The US Court of Appeals for the Federal Circuit affirmed a Patent Trial and Appeal Board (PTAB) non-obviousness determination because substantial evidence supported the PTAB’s finding that a person of skill in the art would not have been motivated to combine two prior art references and would not have had a reasonable expectation of success in doing so because their disclosed technologies were incompatible. Samsung Electronics Co., Ltd. v. Elm 3DS Innovations, LLC, Case No. 17-2474, -2475, -2476, -2478, -2479, -2480, -2482, -2483, 18-1050, -1079, -1080, -1081, -1082 (Fed. Cir. June 12, 2019) (Moore, J).

Elm 3DS owns 11 patents that share a common specification and relate to “stacked integrated circuit memory.” The PTAB instituted inter partes review based on 13 petitions filed by Samsung, Micro and SK Hynix. The petitions challenged almost 105 patent claims as obvious based on either the Bertin patent or the Yu article as the primary reference in combination with the Leedy patent. After trial, the PTAB found the claims non-obvious because petitioners had not demonstrated a motivation to combine Bertin or Yu with Leedy, or a reasonable expectation of success in doing so. The petitioners appealed.

The Federal Circuit affirmed the PTAB’s obviousness findings. Beginning with the Bertin-Leedy combination, the petition had proposed depositing a low-stress dielectric material using plasma-enhanced chemical vapor deposition (PECVD), as disclosed in Leedy, instead of growing the dielectric layer, as disclosed in Bertin. Crediting Elm’s expert’s testimony that PECVD was incompatible with Bertin’s integrated circuit, the PTAB had found that a person of ordinary skill in the art would not have been motivated to combine Leedy with Bertin and would not have had a reasonable expectation of success in doing so. The Federal Circuit found that the PTAB’s finding was supported by substantial evidence since the petitioners did not adequately explain how Bertin’s fabrication process would be changed to use Leedy’s dielectric material, and found that the evidence showed that selecting a dielectric and a method of forming that dielectric was more complicated than the petitioners suggested, since dielectrics may have vastly different characteristics based on how they are made.

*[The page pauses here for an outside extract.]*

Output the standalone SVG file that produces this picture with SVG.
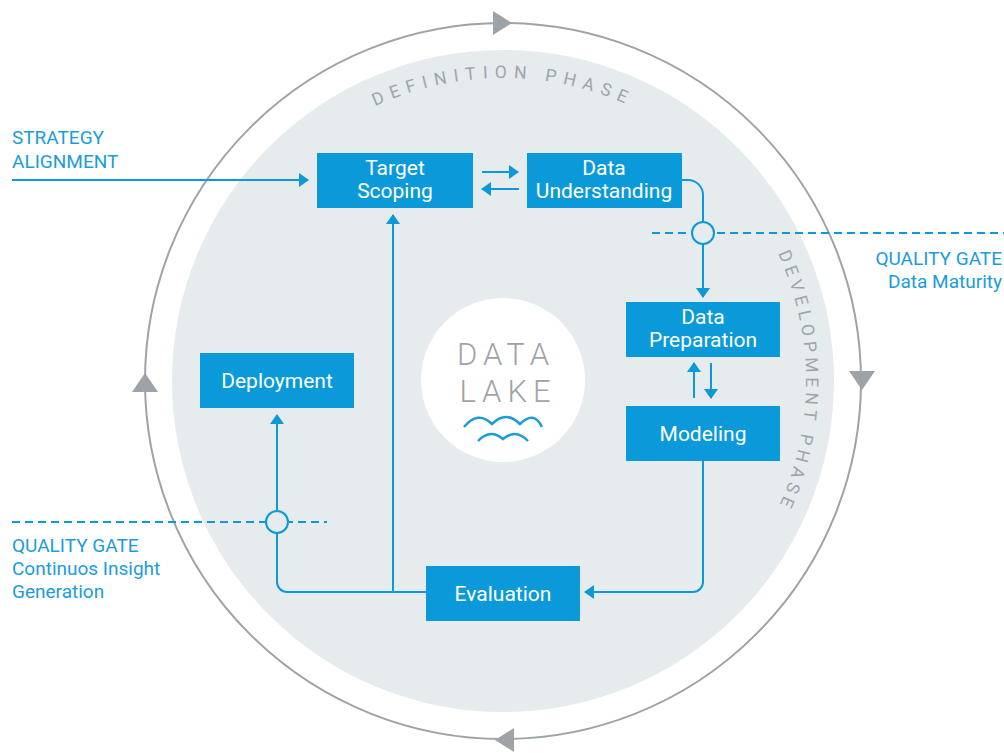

The petitioners also argued that the PTAB improperly required proof that unclaimed elements were combinable. The Federal Circuit found that the PTAB did not require unclaimed elements to be combinable, but instead had stated that integrated-circuit technology is complex and thus looked for specific evidence that a person of ordinary skill in the art would have reasonably expected success in combining Bertin’s fabrication process and Leedy’s dielectric material. The PTAB ultimately determined that the petitioners’ evidence in support combining Bertin and Leedy was insufficient, and the Court found no error in this finding.

Turning to the Yu-Leedy combination, the Federal Circuit noted that the arguments were substantially similar to those of the Bertin-Leedy combination. According to the petition, it would have been obvious to replace Yu’s silicon dioxide and processes for forming it with the dielectric and deposition process taught by Leedy. Elm’s expert testified that Yu identified its dielectric as a “field oxide,” which one of ordinary skill in the art would have understood is a highly pure dielectric grown directly on the silicon substrate at high temperatures using thermal oxidation. He further explained that a person of ordinary skill in the art would not have reasonably expected success using PECVD to deposit Leedy’s dielectric for the same reasons a person of skill in the art would not have used PECVD to deposit Leedy’s dielectric on the integrated circuit disclosed in Bertin. Accordingly, the Court found that the PTAB’s non-obviousness finding was supported by substantial evidence.